* **Exercise prompt**
Leave the pictures out and retype the lines from the beginning through the line with "ctx.fillText('历年流动比率变化情况', 300, 17);", both ends included.
========================
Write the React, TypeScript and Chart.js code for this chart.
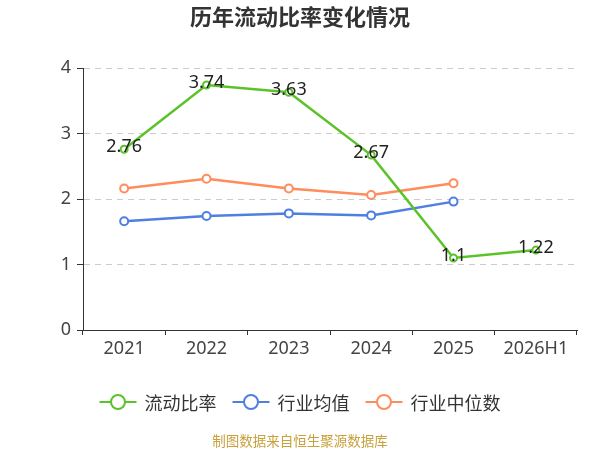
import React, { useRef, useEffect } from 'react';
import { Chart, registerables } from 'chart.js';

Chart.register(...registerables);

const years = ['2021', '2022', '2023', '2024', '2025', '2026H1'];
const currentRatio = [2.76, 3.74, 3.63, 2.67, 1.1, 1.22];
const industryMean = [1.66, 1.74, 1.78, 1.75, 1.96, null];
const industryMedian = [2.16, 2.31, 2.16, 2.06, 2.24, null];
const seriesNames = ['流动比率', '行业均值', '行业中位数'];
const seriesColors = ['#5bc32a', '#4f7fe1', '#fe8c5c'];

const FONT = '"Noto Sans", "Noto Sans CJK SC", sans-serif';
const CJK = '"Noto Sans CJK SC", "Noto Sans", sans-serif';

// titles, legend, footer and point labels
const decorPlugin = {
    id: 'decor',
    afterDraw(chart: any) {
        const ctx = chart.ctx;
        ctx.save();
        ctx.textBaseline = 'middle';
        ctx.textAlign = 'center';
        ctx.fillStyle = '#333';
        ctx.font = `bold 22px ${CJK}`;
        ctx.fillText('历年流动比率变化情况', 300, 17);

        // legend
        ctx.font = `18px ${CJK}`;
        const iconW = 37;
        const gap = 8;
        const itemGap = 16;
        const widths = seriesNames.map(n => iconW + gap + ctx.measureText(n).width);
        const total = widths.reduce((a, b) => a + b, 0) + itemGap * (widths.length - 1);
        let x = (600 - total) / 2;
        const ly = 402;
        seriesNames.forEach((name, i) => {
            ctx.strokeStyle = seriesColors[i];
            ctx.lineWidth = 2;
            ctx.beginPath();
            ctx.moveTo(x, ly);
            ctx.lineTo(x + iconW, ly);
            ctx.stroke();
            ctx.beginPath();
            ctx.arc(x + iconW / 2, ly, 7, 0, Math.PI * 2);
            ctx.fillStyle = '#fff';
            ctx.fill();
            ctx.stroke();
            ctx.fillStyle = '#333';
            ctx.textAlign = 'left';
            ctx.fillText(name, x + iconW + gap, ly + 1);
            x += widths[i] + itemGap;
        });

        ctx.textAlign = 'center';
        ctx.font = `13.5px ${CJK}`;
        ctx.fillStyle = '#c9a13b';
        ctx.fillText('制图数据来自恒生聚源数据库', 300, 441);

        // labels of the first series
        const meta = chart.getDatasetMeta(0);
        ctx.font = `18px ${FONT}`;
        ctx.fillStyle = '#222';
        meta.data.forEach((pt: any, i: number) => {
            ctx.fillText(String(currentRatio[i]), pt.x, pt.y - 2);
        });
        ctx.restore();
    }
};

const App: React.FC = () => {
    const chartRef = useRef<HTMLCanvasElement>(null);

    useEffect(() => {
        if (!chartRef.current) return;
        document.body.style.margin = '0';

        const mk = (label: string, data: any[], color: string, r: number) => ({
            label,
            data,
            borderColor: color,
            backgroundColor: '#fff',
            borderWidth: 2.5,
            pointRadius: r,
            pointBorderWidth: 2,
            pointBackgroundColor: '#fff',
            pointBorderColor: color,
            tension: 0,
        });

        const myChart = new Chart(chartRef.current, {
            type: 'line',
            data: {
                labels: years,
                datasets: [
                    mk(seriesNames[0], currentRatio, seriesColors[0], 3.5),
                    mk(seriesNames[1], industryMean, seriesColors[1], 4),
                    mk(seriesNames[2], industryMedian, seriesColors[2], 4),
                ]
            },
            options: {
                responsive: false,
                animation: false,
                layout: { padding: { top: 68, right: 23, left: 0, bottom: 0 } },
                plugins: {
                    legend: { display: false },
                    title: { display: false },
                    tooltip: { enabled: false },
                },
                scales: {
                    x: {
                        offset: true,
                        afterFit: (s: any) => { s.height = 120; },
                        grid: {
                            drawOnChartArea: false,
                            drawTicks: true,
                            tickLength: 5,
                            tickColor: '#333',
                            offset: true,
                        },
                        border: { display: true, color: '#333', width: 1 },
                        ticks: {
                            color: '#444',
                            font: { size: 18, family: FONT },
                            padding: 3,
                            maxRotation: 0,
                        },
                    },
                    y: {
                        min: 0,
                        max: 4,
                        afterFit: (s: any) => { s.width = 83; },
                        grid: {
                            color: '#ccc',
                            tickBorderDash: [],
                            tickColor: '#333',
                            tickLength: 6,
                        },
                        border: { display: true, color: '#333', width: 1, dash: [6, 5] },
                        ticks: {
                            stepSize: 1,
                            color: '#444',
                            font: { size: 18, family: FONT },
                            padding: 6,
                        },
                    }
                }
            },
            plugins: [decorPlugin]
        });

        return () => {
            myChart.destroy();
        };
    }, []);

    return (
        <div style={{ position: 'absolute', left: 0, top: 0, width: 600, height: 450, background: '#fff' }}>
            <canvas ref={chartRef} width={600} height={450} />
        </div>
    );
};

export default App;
========================
* **Result of the task**
Write the React, TypeScript and Chart.js code for this chart.
import React, { useRef, useEffect } from 'react';
import { Chart, registerables } from 'chart.js';

Chart.register(...registerables);

const years = ['2021', '2022', '2023', '2024', '2025', '2026H1'];
const currentRatio = [2.76, 3.74, 3.63, 2.67, 1.1, 1.22];
const industryMean = [1.66, 1.74, 1.78, 1.75, 1.96, null];
const industryMedian = [2.16, 2.31, 2.16, 2.06, 2.24, null];
const seriesNames = ['流动比率', '行业均值', '行业中位数'];
const seriesColors = ['#5bc32a', '#4f7fe1', '#fe8c5c'];

const FONT = '"Noto Sans", "Noto Sans CJK SC", sans-serif';
const CJK = '"Noto Sans CJK SC", "Noto Sans", sans-serif';

// titles, legend, footer and point labels
const decorPlugin = {
    id: 'decor',
    afterDraw(chart: any) {
        const ctx = chart.ctx;
        ctx.save();
        ctx.textBaseline = 'middle';
        ctx.textAlign = 'center';
        ctx.fillStyle = '#333';
        ctx.font = `bold 22px ${CJK}`;
        ctx.fillText('历年流动比率变化情况', 300, 17);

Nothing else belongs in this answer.